Berufs­krank­heiten sind ebenso wie Arbeitsunfälle Versi­che­rungsfälle der gesetzlichen Unfall­ver­si­cherung. Grundsätzlich sind die in der Berufs­krankheitenl­iste aufgeführten Krankheiten getrennt zu betrachten. Kann jedoch eine Krankheit durch verschiedene berufliche Einwirkungen verursacht werden, so können die Voraussetzungen für die Anerkennung von mehreren Berufs­krank­heiten erfüllt sein. Ist ein Versicherter sowohl Belastungen durch vertikale Ganz­körper­schwingungen als auch Belastungen durch die Tätigkeiten mit schwerem Heben und Tragen von Lasten ausgesetzt gewesen, so ist die Berechnung der Kombinations­belastung maßgeblich. Dies entschied das Hessischen Landes­sozial­gerichts.
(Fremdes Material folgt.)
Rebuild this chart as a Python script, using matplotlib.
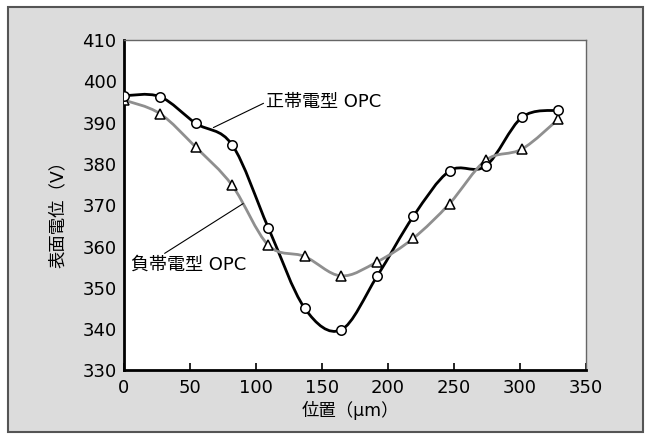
import matplotlib
matplotlib.use("Agg")
import matplotlib.pyplot as plt
from matplotlib.path import Path
from matplotlib.patches import PathPatch, Rectangle

plt.rcParams['font.family'] = ['DejaVu Sans', 'Noto Sans CJK JP']

# measured surface potential across the exposed spot
position = [0, 27.4, 54.8, 82.2, 109.6, 137.0, 164.4, 191.8, 219.2, 246.6, 274.0, 301.4, 328.8]
positive_opc = [396.5, 396.3, 389.8, 384.6, 364.5, 345.1, 339.8, 352.8, 367.3, 378.3, 379.5, 391.3, 393.0]
negative_opc = [395.5, 392.2, 384.0, 374.8, 360.3, 357.6, 352.9, 356.3, 362.0, 370.4, 380.9, 383.6, 390.8]

x_ticks = [0, 50, 100, 150, 200, 250, 300, 350]
y_ticks = [330, 340, 350, 360, 370, 380, 390, 400, 410]


def smooth_path(xs, ys):
    # Catmull-Rom segments turned into cubic Bezier pieces
    pts = list(zip(xs, ys))
    verts = [pts[0]]
    codes = [Path.MOVETO]
    n = len(pts)
    for i in range(n - 1):
        p0 = pts[max(i - 1, 0)]
        p1 = pts[i]
        p2 = pts[i + 1]
        p3 = pts[min(i + 2, n - 1)]
        c1 = (p1[0] + (p2[0] - p0[0]) / 6, p1[1] + (p2[1] - p0[1]) / 6)
        c2 = (p2[0] - (p3[0] - p1[0]) / 6, p2[1] - (p3[1] - p1[1]) / 6)
        verts += [c1, c2, p2]
        codes += [Path.CURVE4] * 3
    return Path(verts, codes)


fig = plt.figure(figsize=(6.46, 4.37), dpi=100)
fig.patch.set_facecolor('white')
fig.patches.append(Rectangle((8 / 646, 1 - 432 / 437), 635 / 646, 425 / 437,
                             transform=fig.transFigure, facecolor='#dcdcdc',
                             edgecolor='#555555', linewidth=1.5, zorder=-10))

ax = fig.add_axes([0.1912, 0.1522, 0.7163, 0.7563])
ax.set_facecolor('white')

ax.add_patch(PathPatch(smooth_path(position, positive_opc), facecolor='none',
                       edgecolor='black', linewidth=2.0, zorder=2))
ax.add_patch(PathPatch(smooth_path(position, negative_opc), facecolor='none',
                       edgecolor='#8f8f8f', linewidth=2.0, zorder=3))

ax.plot(position, negative_opc, linestyle='none', marker='^', markersize=7.5,
        markerfacecolor='white', markeredgecolor='black', markeredgewidth=1.1, zorder=4)
ax.plot(position, positive_opc, linestyle='none', marker='o', markersize=6.8,
        markerfacecolor='white', markeredgecolor='black', markeredgewidth=1.1, zorder=5)

# labels with leader lines
ax.annotate('正帯電型 OPC', xy=(68, 388.8), xytext=(108, 395.0),
            fontsize=13, va='center', ha='left',
            arrowprops=dict(arrowstyle='-', color='black', lw=0.8,
                            shrinkA=0, shrinkB=0, relpos=(0, 0.5)))
ax.annotate('負帯電型 OPC', xy=(90.5, 370.4), xytext=(6, 355.5),
            fontsize=13, va='center', ha='left',
            arrowprops=dict(arrowstyle='-', color='black', lw=0.8,
                            shrinkA=0, shrinkB=0, relpos=(0.25, 1.0)))

ax.set_xlim(0, 350)
ax.set_ylim(330, 410)
ax.set_xticks(x_ticks)
ax.set_yticks(y_ticks)
ax.tick_params(axis='x', direction='in', length=5, width=1.2, pad=6, labelsize=13)
ax.tick_params(axis='y', length=0, pad=5, labelsize=13)

for side in ['left', 'bottom']:
    ax.spines[side].set_linewidth(2.0)
    ax.spines[side].set_color('black')
for side in ['top', 'right']:
    ax.spines[side].set_linewidth(1.0)
    ax.spines[side].set_color('#666666')

ax.set_xlabel('位置（μm）', fontsize=12.5)
ax.xaxis.set_label_coords(0.49, -0.12)
ax.xaxis.label.set_va('center')
ax.set_ylabel('表面電位（V）', fontsize=12.5)
ax.yaxis.set_label_coords(-0.142, 0.486)
ax.yaxis.label.set_va('center')

fig.savefig('out.png', dpi=100)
Dem Fall lag folgender Sachverhalt zugrunde: Ein 1952 geborener Versicherter aus dem Landkreis Limburg-Weilburg leidet an einer Erkrankung der LWS. Der als Heimat­ver­triebener anerkannter Mann war in den Jahren 1975 bis 1991 LKW-Fahrer auf unebenen Landstraßen in Kasachstan tätig. Nach seiner Einreise in die Bundesrepublik arbeitete er als Gießereiwerker, Beton­fer­tig­teilbauer und Lagerarbeiter. Im Jahr 2008 schied er aus dem Berufsleben aus. Er bezieht eine Erwer­bs­min­de­rungsrente. Seinen Antrag auf Anerkennung einer Berufskrankheit lehnte die Berufs­ge­nos­sen­schaft ab. Ein Ursachen­zu­sam­menhang zwischen der berufsbedingten Belastung und seinem Wirbel­säu­len­schaden sei nicht hinreichend wahrscheinlich.
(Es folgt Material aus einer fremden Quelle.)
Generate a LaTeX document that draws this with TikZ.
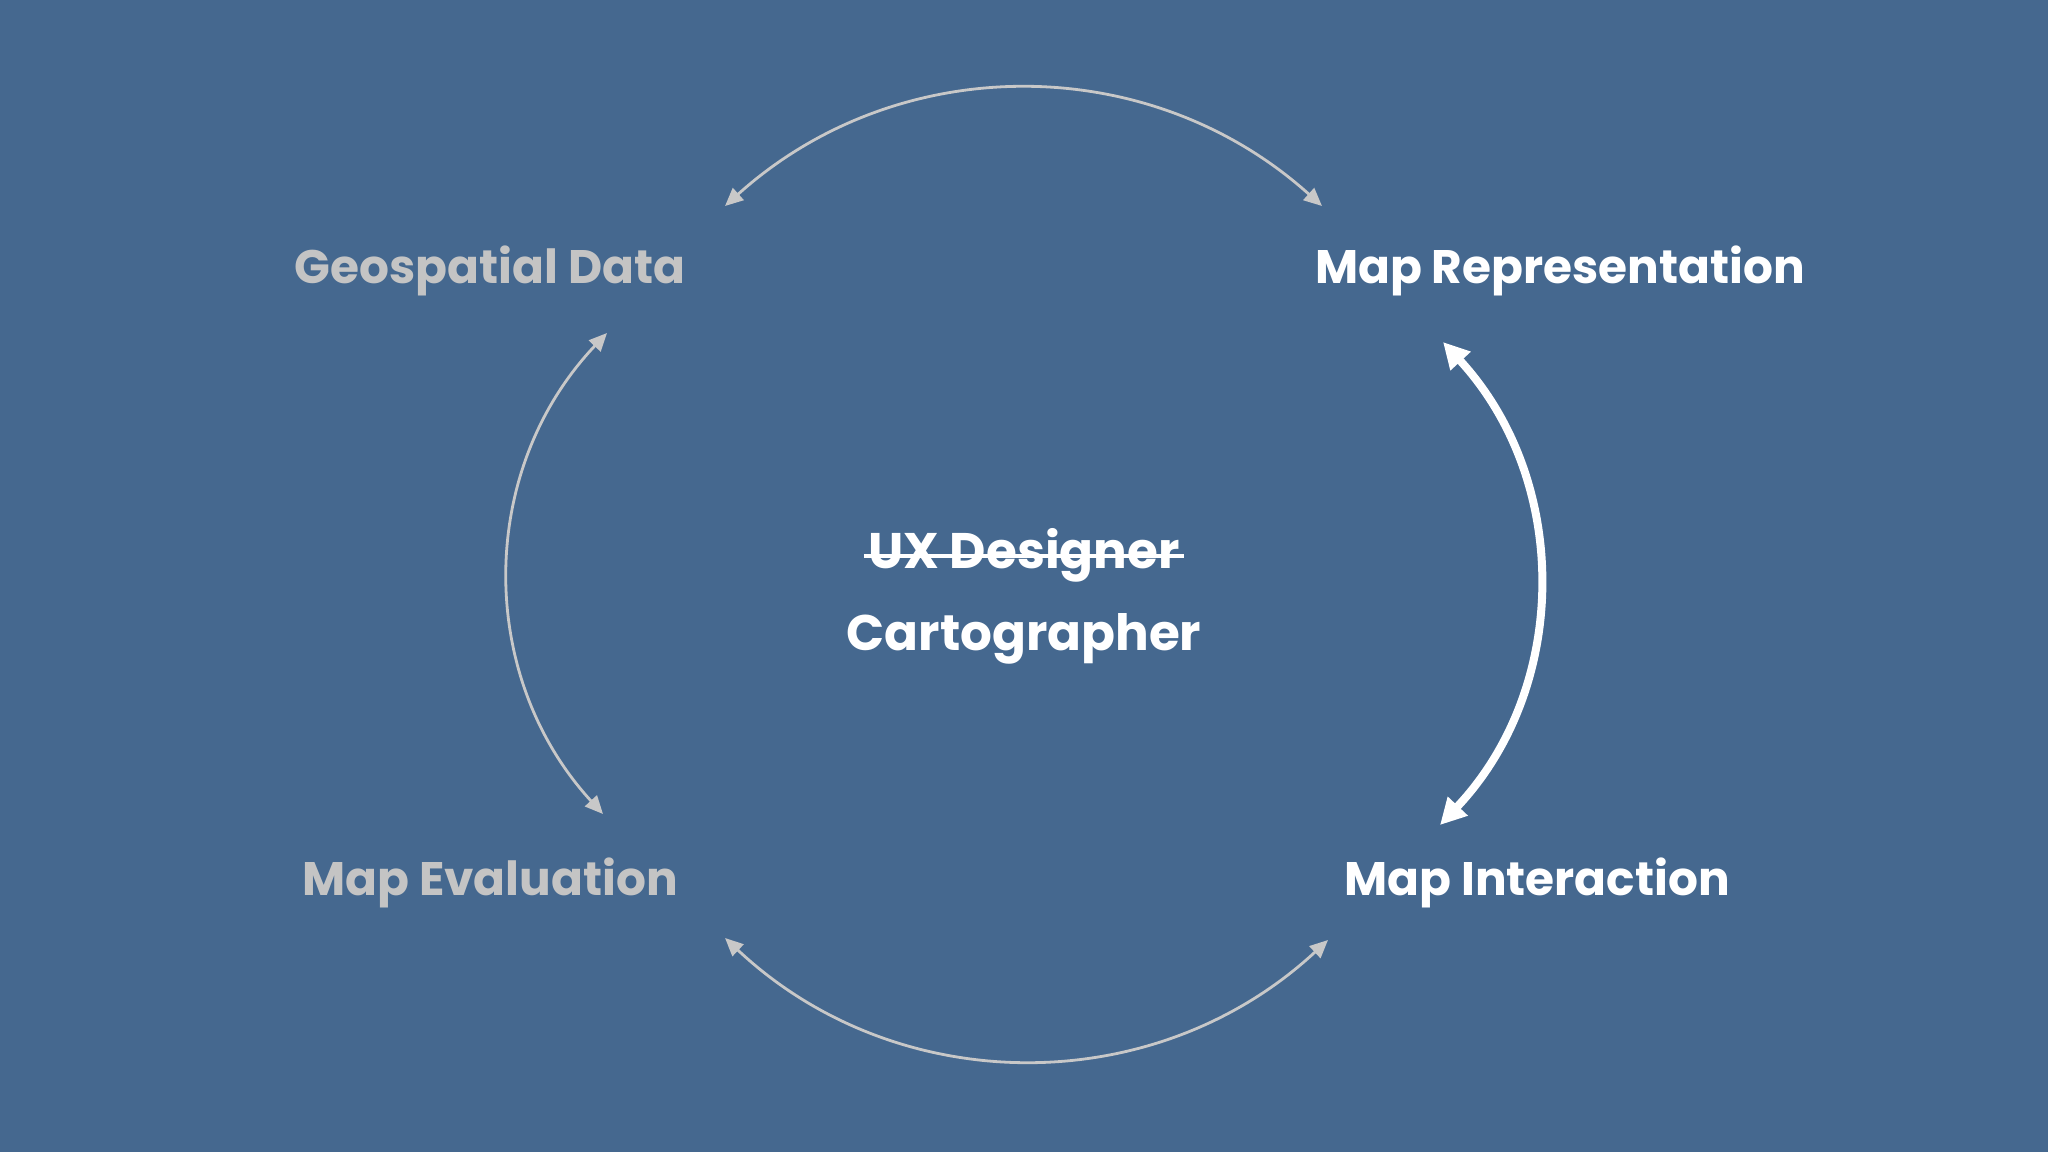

Eine Krankheit kann Voraussetzung für mehrerer Berufs­krank­heiten sein

Das Landes­so­zi­al­gericht gab dem Versicherten Recht und verurteilte die Berufs­ge­nos­sen­schaft zur Anerkennung der Berufs­krank­heiten Nr. 2108 und Nr. 2110. Zwar seien grundsätzlich die in der Berufs­krank­hei­tenliste aufgeführten Krankheiten getrennt zu betrachten, weil jede von ihnen einen eigenen Versi­che­rungsfall bilde. Ein bestimmtes Krankheitsbild könne jedoch - wie im Fall der bandschei­ben­be­dingten Erkrankung der LWS - durch verschiedene berufliche Einwirkungen verursacht werden. Insoweit bestehe bei entsprechender Exposition die Möglichkeit, dass eine Krankheit die Voraussetzungen mehrerer Berufs­krank­heiten gleichzeitig erfülle. Diese seien dann nebeneinander anzuerkennen, wobei eine einheitliche Minderung der Erwer­bs­fä­higkeit (MdE) festzusetzen sei.
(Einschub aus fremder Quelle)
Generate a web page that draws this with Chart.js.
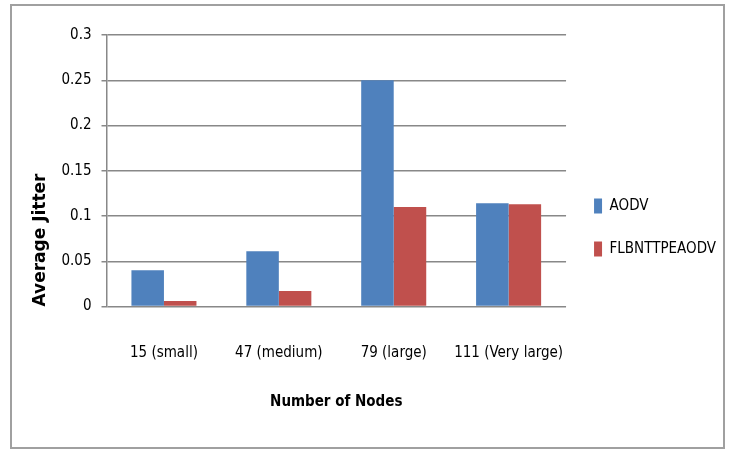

Kombi­na­ti­o­ns­be­lastung hier maßgeblich

Bei dem Versicherten liege eine bandschei­ben­be­dingte Erkrankung der unteren LWS vor. Diese sei hinreichend wahrscheinlich auf die physikalischen Einwirkungen während seines Berufslebens zurückzuführen, so dass die Berufs­krank­heiten Nr. 2108 und Nr. 2110 anzuerkennen seien. Es habe eine besonders intensive Belastung vorgelegen. Anhaltspunkt sei insoweit das Erreichen des Richtwertes für die Lebensdosis in weniger als 10 Jahren. Eine solche Belastung könne durch schweres Heben und Tragen von Lasten erfüllt werden, aber auch durch Ganzkör­per­schwin­gungen oder durch die Kombination dieser beiden Belastungsarten. Der Versicherte habe durch die Kombinationsbelastung den Richtwert für die Lebensdosis in weniger als 10 Jahren erfüllt. Die Tatsache, dass dem Präven­ti­o­ns­dienst der Berufs­ge­nos­sen­schaft für eine derartige Berechnung keine Software zur Verfügung stehe, hindere das Gericht nicht daran, die Berechnung anhand der ihm vorliegenden Daten selbst vorzunehmen.